Nice. Thank you, scottishlass. The pattern looks quite simple.


----------



## plus ten (Dec 5, 2012)

fun pattern to make as long as material is soft.I also made the pattern on each end so as to speed up the process.DONT ASK ME HOW.


----------



## pamjlee (Mar 11, 2012)

When I got back into knitting a couple of years ago someone gave me this pattern. EVERYONE got one of these scarves that year they were just so easy! I used a size 6 (US) needle. Gives more of a twist. The gal who gave me the pattern was using a size 4. To me, the scarf was just too narrow then.


----------



## Karebier (Jun 13, 2012)

Don't remember the link. Google "Rustic Potato Chip Scarf"
I used size 8 needles and Bernat- Baby Jacquards-spearmint candy. Coco is modeling scarf being made of a friend's granddaughter.


----------



## sidlee (Jan 28, 2012)

scottishlass said:


> http://www.liveinart.org/2011/03/noodle-scarf.html


Are the needles 10 US or 10mm? How much yarn?


----------



## Abi_marsden (Aug 5, 2012)

I'm so con fused by this pattern that I havnt started it yet but want to,what do you do with the left over stitches ? You have 20 then 8 so do you cast the remaing ones off ? Or after row 8 do you pick up the remaining 12 stitches ? Please help.thanks.


----------



## scottishlass (Jul 12, 2012)

Abi_marsden said:


> I'm so con fused by this pattern that I havnt started it yet but want to,what do you do with the left over stitches ? You have 20 then 8 so do you cast the remaing ones off ? Or after row 8 do you pick up the remaining 12 stitches ? Please help.thanks.

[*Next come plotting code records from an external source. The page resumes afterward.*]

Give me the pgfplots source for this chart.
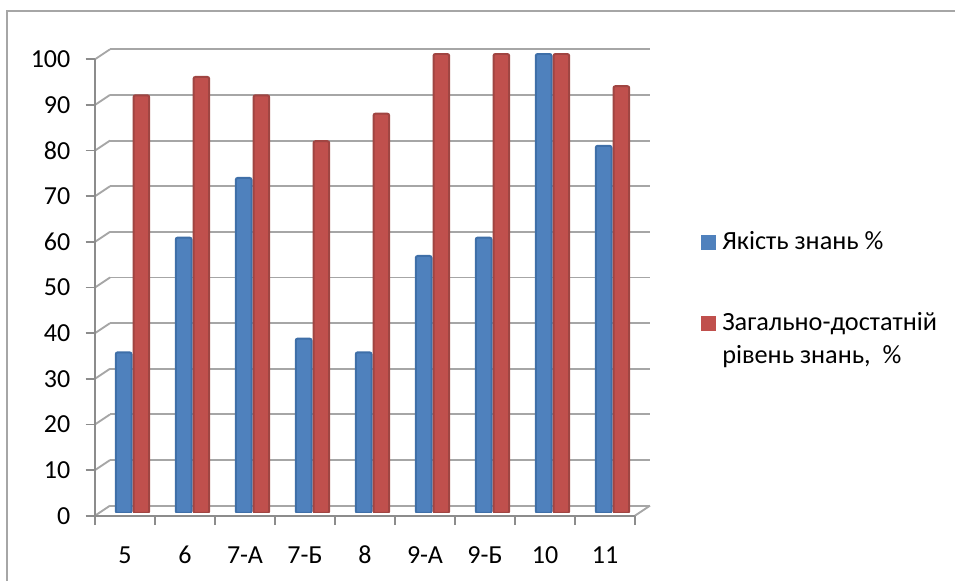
\documentclass[border=0pt]{standalone}
\usepackage{pgfplots}
\pgfplotsset{compat=1.18}
\usepackage{fontspec}
\setmainfont{Carlito}
\definecolor{gridc}{HTML}{A6A6A6}
\definecolor{axisc}{HTML}{8C8C8C}
\definecolor{blueL}{HTML}{3F6FA8}
\definecolor{blueM}{HTML}{4F81BD}
\definecolor{redL}{HTML}{A04542}
\definecolor{redM}{HTML}{C0504D}
\pgfplotstableread{
x blue red
0 35 91
1 60 95
2 73 91
3 38 81
4 35 87
5 56 100
6 60 100
7 100 100
8 80 93
}\datatable
\begin{document}
\begin{tikzpicture}[x=0.75pt,y=0.75pt]
\path[use as bounding box] (0,0) rectangle (955,581);
\draw[color=gridc,line width=1.5pt] (6.5,0) -- (6.5,569.5) -- (955,569.5);
% back wall
\begin{axis}[at={(82.5pt,56.475pt)},anchor=south west,scale only axis,
  width=405pt,height=342.3pt,xmin=-0.5,xmax=8.5,ymin=0,ymax=100,
  hide axis,clip=false]
\pgfplotsinvokeforeach{0,10,...,100}{
  \addplot[gridc,line width=1.4pt] coordinates {(-0.5,#1) (8.5,#1)};
  \draw[gridc,line width=1.4pt] (axis cs:-0.5,#1) -- ++(-11.25pt,-7.5pt);
}
\draw[gridc,line width=1.4pt] (axis cs:8.5,0) -- ++(-11.25pt,-7.5pt);
\end{axis}
% front axes
\begin{axis}[at={(71.25pt,48.975pt)},anchor=south west,scale only axis,
  width=405pt,height=342.3pt,xmin=-0.5,xmax=8.5,ymin=0,ymax=100,
  axis x line=bottom,axis y line=left,
  axis line style={color=axisc,line width=1.4pt,-},
  tick style={color=axisc,line width=1.2pt},
  ytick={0,10,...,100},
  xtick={-0.5,0.5,...,8.5},xticklabels={},
  tick align=outside,major tick length=7pt,
  ticklabel style={font=\fontsize{19.5}{22}\selectfont},
  /pgf/number format/assume math mode=true,
  yticklabel style={xshift=-8pt},
  extra x ticks={0,1,...,8},
  extra x tick labels={5,6,7-А,7-Б,8,9-А,9-Б,10,11},
  extra x tick style={major tick length=0pt,tick label style={yshift=-19pt,text height=13pt,text depth=0pt}},
]
\end{axis}
% bars
\begin{axis}[at={(76.875pt,51pt)},anchor=south west,scale only axis,
  width=405pt,height=344.25pt,xmin=-0.5,xmax=8.5,ymin=0,ymax=100,
  hide axis,ybar=1.5pt,bar width=11.8pt]
\addplot[draw=blueL,line width=1.5pt,fill=blueM,rounded corners=1.5pt] table[x=x,y=blue] {\datatable};
\addplot[draw=redL,line width=1.5pt,fill=redM,rounded corners=1.5pt] table[x=x,y=red] {\datatable};
\end{axis}
\fill[blueM] (701,331) rectangle (716,346);
\fill[redM] (701,250) rectangle (716,265);
\node[anchor=base west,inner sep=0pt,font=\fontsize{19.7}{24.75}\selectfont] at (722,331) {Якість знань \%};
\node[anchor=base west,inner sep=0pt,font=\fontsize{19.7}{24.75}\selectfont] at (722,250) {Загально-достатній};
\node[anchor=base west,inner sep=0pt,font=\fontsize{19.7}{24.75}\selectfont] at (722,217) {рівень знань,\ \ \%};
\end{tikzpicture}
\end{document}
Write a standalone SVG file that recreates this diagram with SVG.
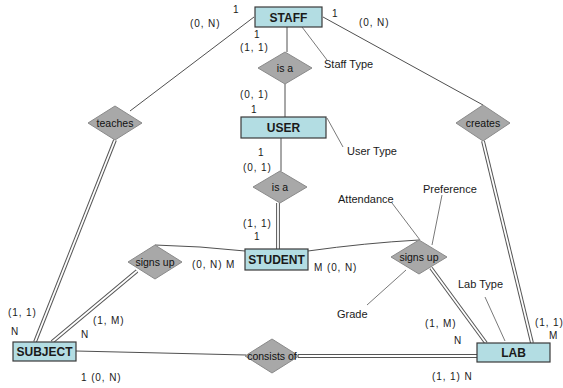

Go over the pattern again when its 8 you turn the others remain until you are at the k20 again( hope that helps) cannot tell you how much wool it depends on how long you make the length


----------



## Abi_marsden (Aug 5, 2012)

Ok thanks so you knit the stitches that are left kinda understand.ill shout when indeed help again .thankyou scottishlass.


----------



## scottishlass (Jul 12, 2012)

Abi_marsden said:


> Ok thanks so you knit the stitches that are left kinda understand.ill shout when indeed help again .thankyou scottishlass.






 Try this video it should help


----------



## Ronie (Jan 21, 2011)

cakes said:


> that is whatI call a potato chip scarf>


yep thats what I heard it called...


----------



## Karebier (Jun 13, 2012)

http://www.to-knit-knitting-stitches.com/potato-chip-scarf.html

cast on 20 sts. knit 8, slip one stich on to right needle, bring yarn to front turn your needles,slip stitch to right needle then knit the same 8sts. Do same steps again with 6 sts. Do same steps again with 4 sts. -knit all 20. You are now on the opposite side.


----------



## Ronie (Jan 21, 2011)

weather is a noodle scarf or a potato chip scarf its still a simple but stunning scarf..


----------